Do you ever panic that this will be the last week that fresh corn is available at your farm stand or market? I do. In fact, I wondered if today was that day at the Heirloom Farmers Market.
George, at Grammy's, had plenty of corn and assured me there was more coming. He knows. *
Today's post harkens back to the train trip Mark and I took up the West Coast a couple of years ago, cooking our hearts out as we went.
In Seattle, at Pikes Place Market, I saw the most beautiful scallops, and then spotted heaps of fresh corn. And, then we discovered artisanal pancetta at the Italian salumeria.
As Slow Food goes, it was pretty quick: in less time than it takes to get your first course at a chain restaurant, I had made this really tasty meal in our Airbnb apartment. The meal was for Derrick and Sam, friends who had just moved to Seattle.
This is a simple meal, but very rich and, when recreating it today, my greedy eyes made the portions too big! Luckily, we had the dish for mid-day dinner, so afternoon naps in our porch chairs ensued!
I have cut the recipe to be perfect for two, and it can easily be doubled. But, honestly, three big scallops per person is just perfect for this. If the scallops aren't all that big, use four.

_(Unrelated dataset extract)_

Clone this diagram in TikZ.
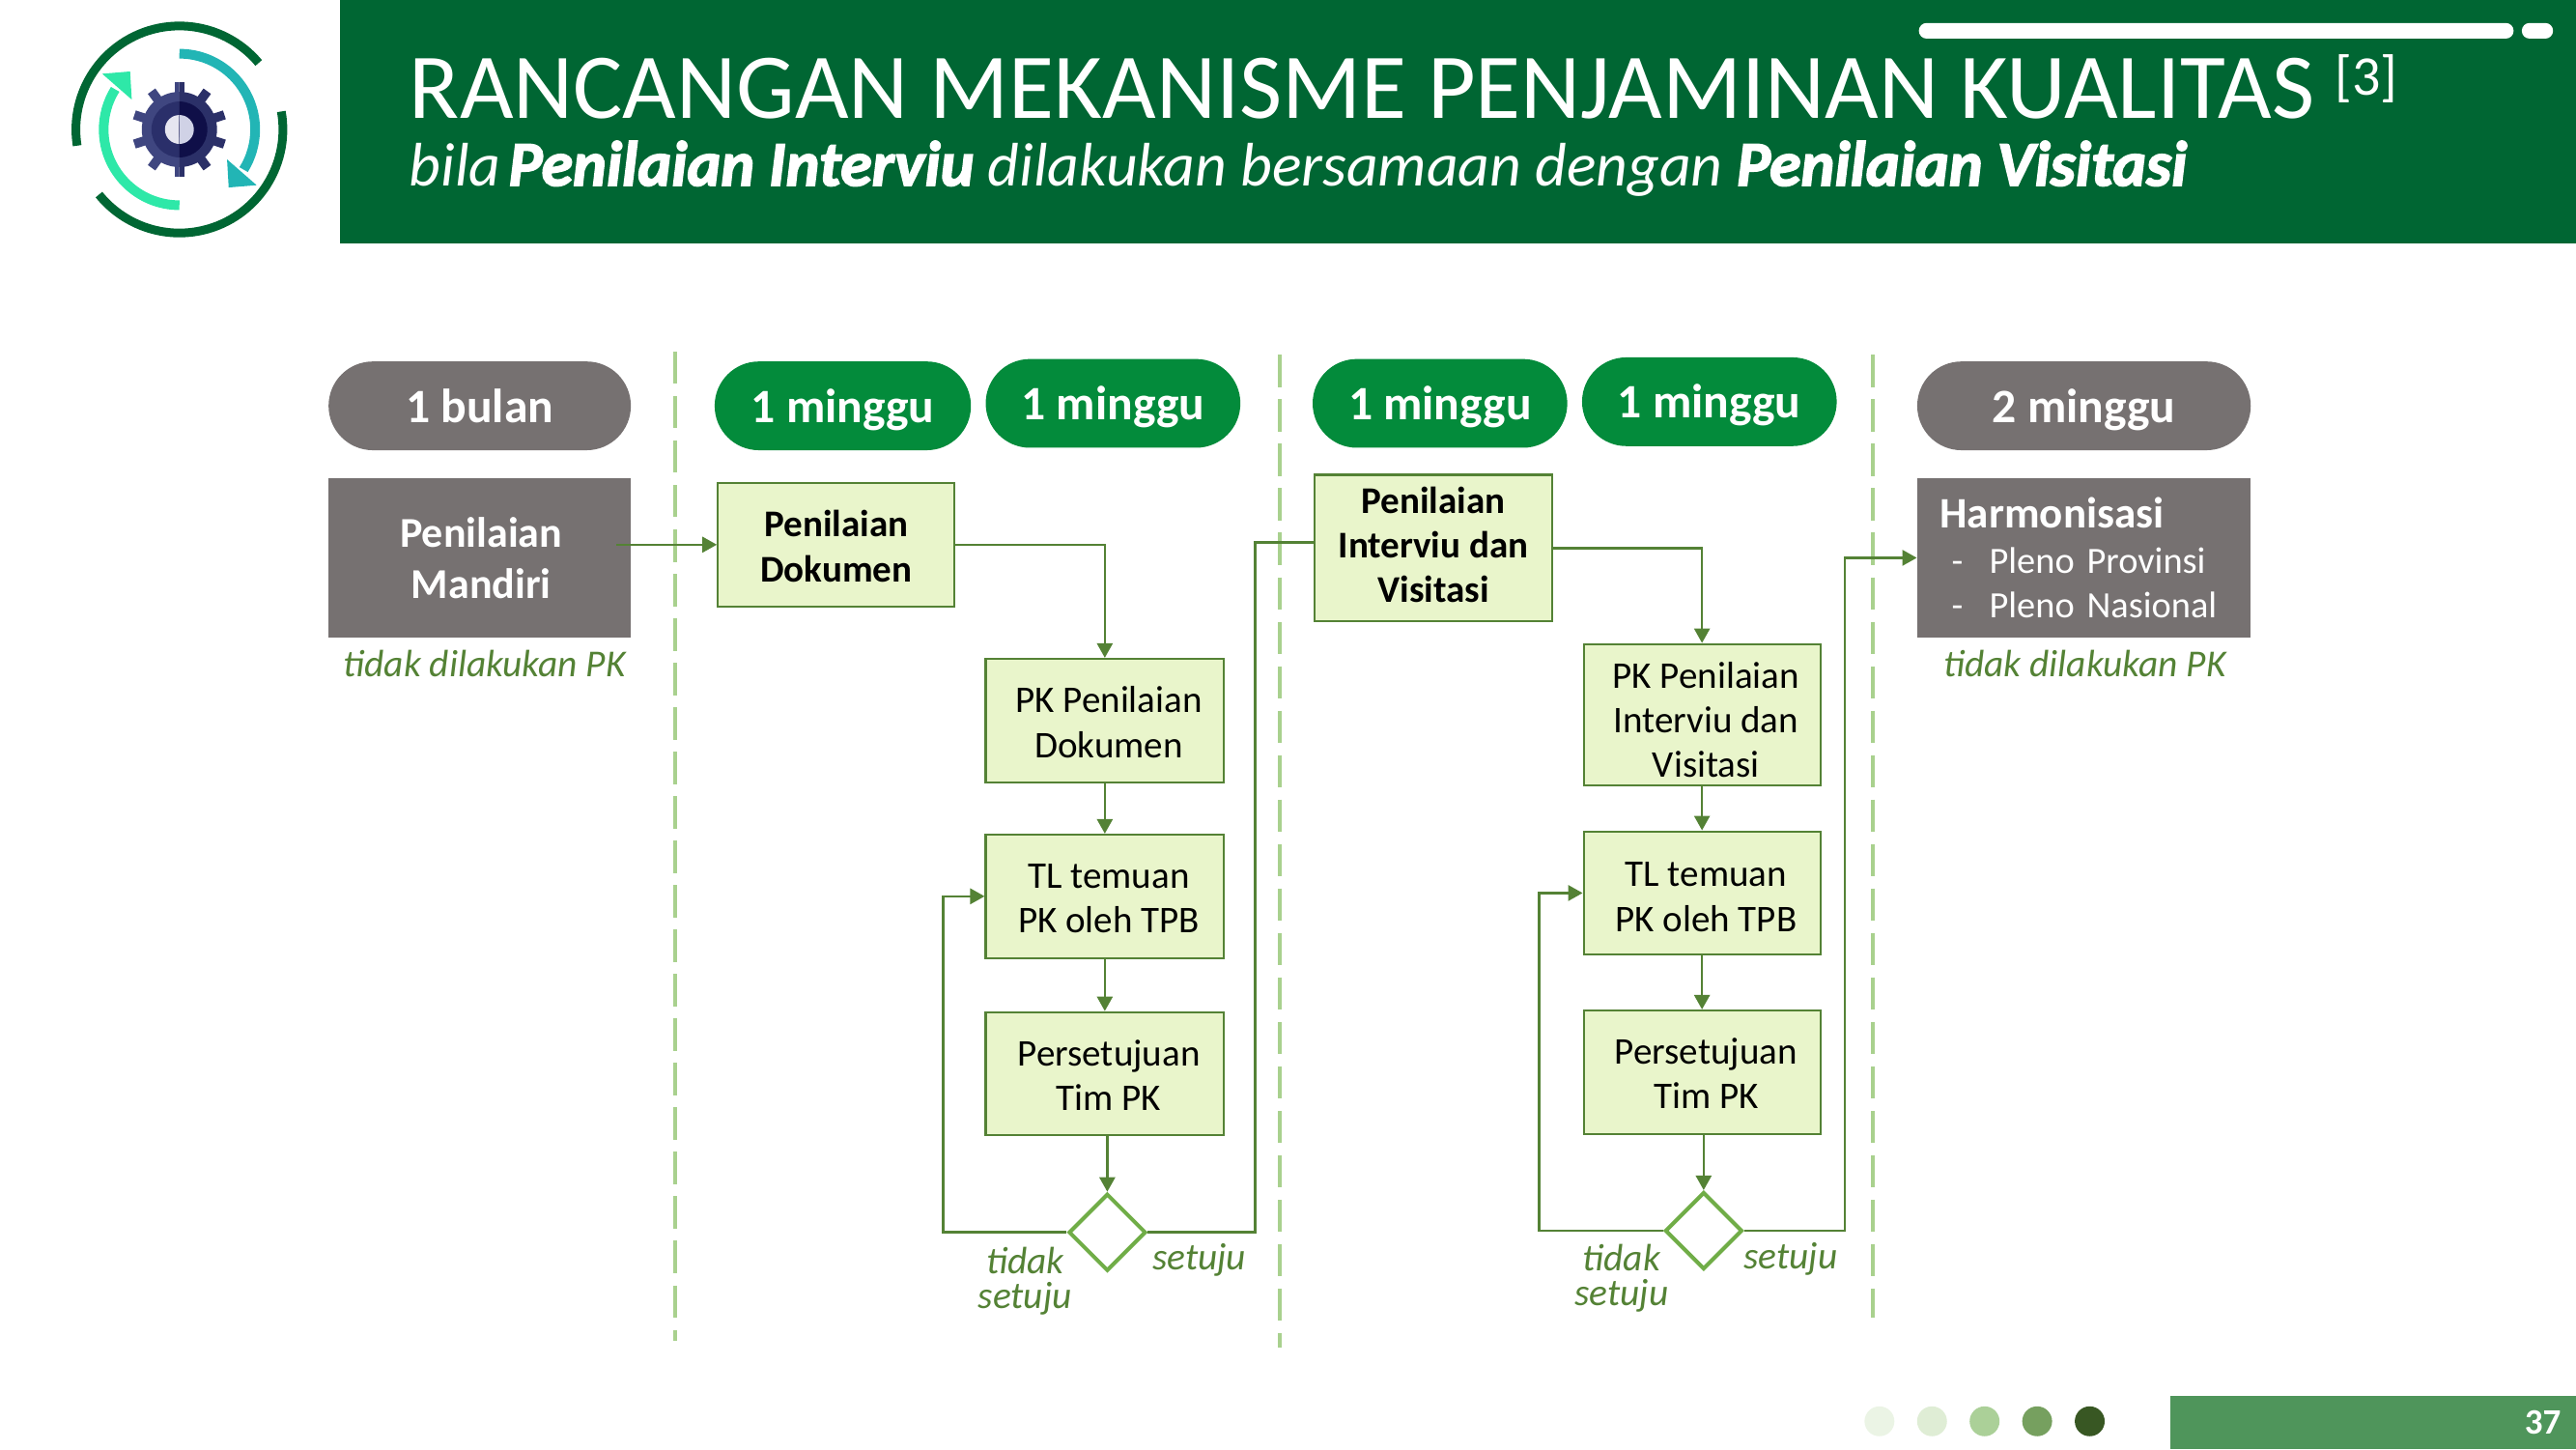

The tarragon lends a nice sweetness to the corn; if you don't like tarragon, you can use basil, or thyme. Or you can leave it plain.
The two distinctly different types of crunch from the bell pepper and the pancetta play a nice counterpart to the soft and silky corn and scallop combination.
It's just a happy, sunny, end of summer delight!
Seared Scallops on Creamed Corn with Pancetta
4 ears of corn
2 tablespoons unsalted butter, divided
2 tablespoons chopped fresh tarragon
1/2 cup cream
6-8 large scallops
extra virgin olive oil
2 tablespoon diced red bell pepper
2 ounces pancetta, diced
Start by making the creamed corn. Cook the corn in any manner you choose. I opted for the microwave version: place all four ears, unshucked, in the microwave and cook on HIGH for 12 minutes. (The general rule for microwaving corn-in-its-husk is 3 minutes per ear.) Using an oven mitt, hold each cooked ear and slice off the stem end where the ear is thickest. Then holding the silk and husk at the pointy end, squeeze and shake a little and the ear of corn will slip out easily, leaving husk and silk behind. Let cool.
Grate the ears of corn on the large holes of a box grater into a bowl. Transfer the corn to a medium saucepan and add the butter and tarragon. Cook over medium heat until the butter is melted and the tarragon is fragrant. Add the cream, season with salt and pepper, and simmer for 5-10 minutes. Keep warm while you cook the scallops.
Pat scallops dry with paper towels. Place some flour on a plate and season well with salt and pepper. Coat the two flat sides of each scallop with the flour mixture and set aside. Heat a skillet over medium-high heat; add butter and some olive oil. When melted and sizzling, add the scallops and cook for 1-2 minutes per side. They should be nice and brown on the tops, yet still moist inside.
Meanwhile, place the pancetta in a small, nonstick pan and cook over medium heat until rendered and golden.
To plate, divide corn among two dinner plates and sprinkle with diced bell pepper. Top with scallops and then sprinkle with pancetta.
Serves 2, but can be doubled.
* Sadly, Sue - aka Grammy - died recently and we all miss her. George and his kids have been keeping her memory alive each week at the Saturday and Sunday markets. Give them a hug if you see them.